Energy stored in twisted magnetic fields above sunspot group 2017 was released a as a strong X1-class flare at 12:52 p.m. CDT March 29. Powerful X-rays from the flare sent magnetic currents through Earth’s upper atmosphere minutes later. Credit: NASA

An fast, intense X1-class solar flare yesterday afternoon not only blasted a cloud of solar electrons and protons into space but also sent magnetic ripples across Earth’s upper atmosphere creating what astronomers call a magnetic crochet.


X1 solar flare on March 29, 2014

Normally it takes an average of 4 days for a cloud of fast moving solar particles called a coronal mass ejection or CME to reach the Earth. Fast ones moving at 620 miles per second (1,000 km/sec) arrive in about 42 hours. But energy levels rose so rapidly in yesterday’s flare that Earth’s atmosphere was affected only minutes after the onset of the storm.

How could something from the sun get here so fast? Well, it does everyday. Sunlight traverses the 93 million miles between Earth and sun in just 8.3 minutes. There are many forms of light from radio waves to visible light to X-rays. Flares are so powerful they kick out waves of light energy across the entire spectrum from radio to deadly gamma rays.

The Earth’s ionosphere, divided into layers D, E and F, begins about 37 miles high and extends nearly to space. Solar and cosmic radiation strips electrons from atoms turning them into ions, which respond to electrical and magnetic fields.

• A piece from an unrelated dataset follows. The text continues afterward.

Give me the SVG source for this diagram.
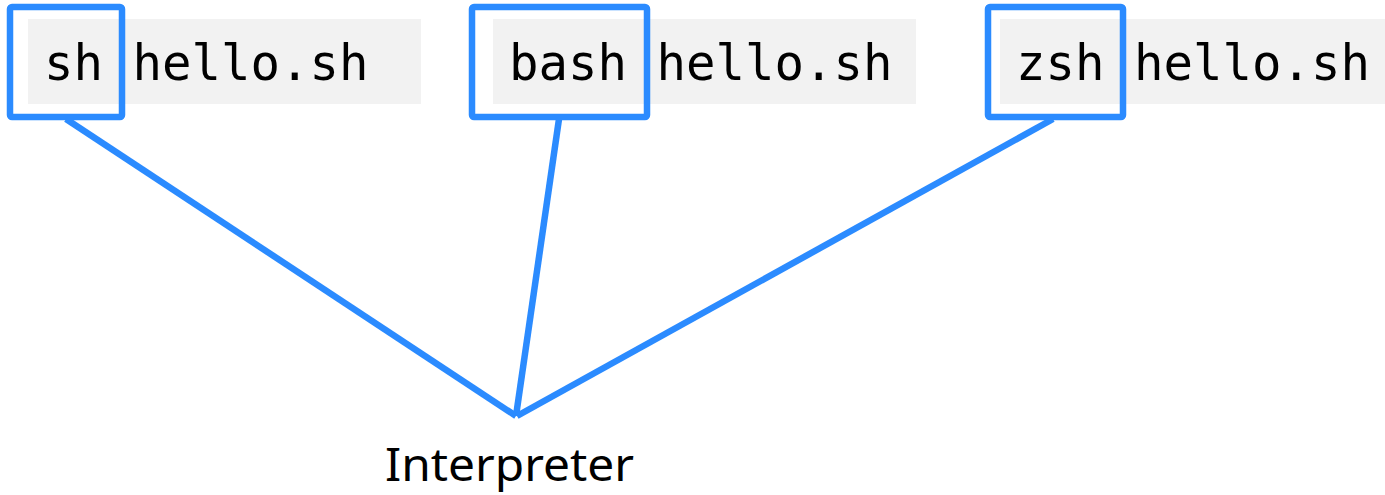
<svg xmlns="http://www.w3.org/2000/svg" width="1385" height="495" viewBox="0 0 1385 495">
<style>
.bg{fill:#f2f2f2}
.code{font-family:"DejaVu Sans Mono","Liberation Mono",monospace;font-size:49px;fill:#000}
.box{fill:none;stroke:#2b8bff;stroke-width:6.5}
.edge{fill:none;stroke:#2b8bff;stroke-width:6.5}
.lbl{font-family:"Noto Sans","Liberation Sans",sans-serif;font-size:45px;fill:#000}
</style>
<rect width="1385" height="495" fill="#fff"/>
<g id="connectors">
<line class="edge" x1="66" y1="119" x2="516" y2="416"/>
<line class="edge" x1="559" y1="119" x2="516" y2="416"/>
<line class="edge" x1="1053" y1="119" x2="517" y2="416"/>
</g>
<g id="cmd-sh">
<rect class="bg" x="28" y="19" width="393" height="85"/>
<text class="code" x="44" y="80" xml:space="preserve">sh hello.sh</text>
<rect class="box" x="10" y="7" width="112" height="110" rx="2"/>
</g>
<g id="cmd-bash">
<rect class="bg" x="493" y="19" width="423" height="85"/>
<text class="code" x="509" y="80" xml:space="preserve">bash hello.sh</text>
<rect class="box" x="472" y="7" width="175" height="110" rx="2"/>
</g>
<g id="cmd-zsh">
<rect class="bg" x="1000" y="19" width="385" height="85"/>
<text class="code" x="1016" y="80" xml:space="preserve">zsh hello.sh</text>
<rect class="box" x="988" y="7" width="135" height="110" rx="2"/>
</g>
<g id="interpreter">
<text class="lbl" x="385" y="481" textLength="249" lengthAdjust="spacingAndGlyphs">Interpreter</text>
</g>
</svg>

Credit: Rutherford Appleton Laboratory

A burst of X-rays from sunspot region 2017 arrived 8.3 minutes after the blast and increased the electrical conductivity in the D and E layers of Earth’s ionosphere by stripping electrons from the atoms there, making electric currents flow more easily. Because moving electrical currents create magnetic fields, the flare caused a sudden jump or ripple of magnetic energy to pulse through the ionosphere. As the flare subsided, those layers returned to normal.

You can see for yourself how an electric current creates a magnetic field by holding a compass near an operating electric shaver or hairdryer. As you move the shaver back and forth, the compass needle will swing wildly as it responds to the local magnetic field created by the flow of electrons in the current.

Even though we can’t see them, magnetic fields have very real effects.

Magnetic crochets are rare because they only occur during large flares that peak quickly. They’re also typically recorded at locations where the sun is overhead at the time of the flare.

Just one more way the sun touches our lives. As for the particles propelled by the flare, most of them took off northward of Earth but a glancing blow is expected around April 1 when Arctic observers may see a nice show of northern lights during their rapidly diminishing nighttime hours.